At time of death, you will still have a deemed disposition for the 50% you still own.
You can avoid probate of 1.5% but you can’t avoid taxes at death.
If you only give 1% ownership of the rental property to your kid, your kid will only need to report 1% of the income. Your deemed disposition at the time of the transfer is minimal (1% of $100K).
You continue to keep the ownership and reports the income & expense until death.
Deemed disposition still applies upon death. Your estate would still be responsible for the tax liability on deemed disposition.
AND, you cannot avoid probate.
But sometimes it is not as black and white
Many people simply add their kid’s names on title without specifying the type of ownership – right of survivorship (no probate) or joint tenants (probate).
How would the Tax Man know whether you are subject to probate or not?

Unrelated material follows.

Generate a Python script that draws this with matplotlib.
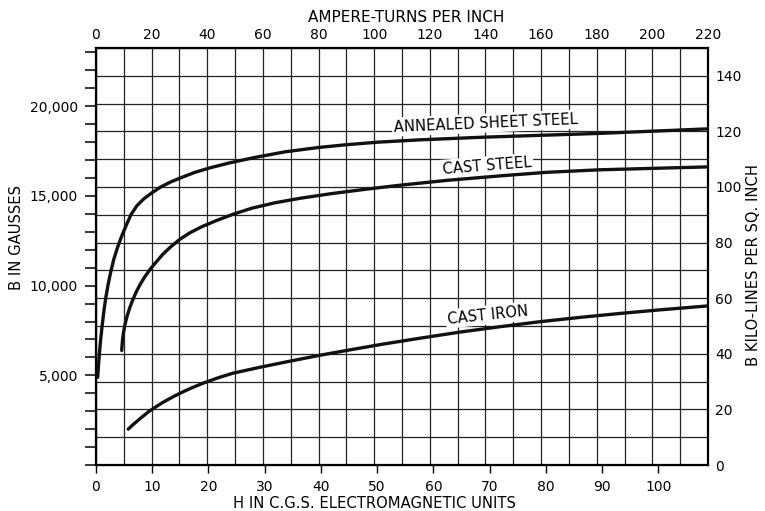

Our government recently clarifies this for us. If the true beneficial ownership did not change, you cannot avoid probate.
One way to show true beneficial ownership is the tax reporting.
If you continue to report 100% of income and expenses from the rental property, then chances are, you cannot avoid probate since the change of ownership never happens.
If you report 50% deemed disposition and your son starts to report 50% of the income & expenses from the rental property, it is good evidence that you can avoid probate.
Morale of the story, the Tax Man is always there to get his share. Make sure you consult a tax professional before “simply adding your kids’ names to the account”.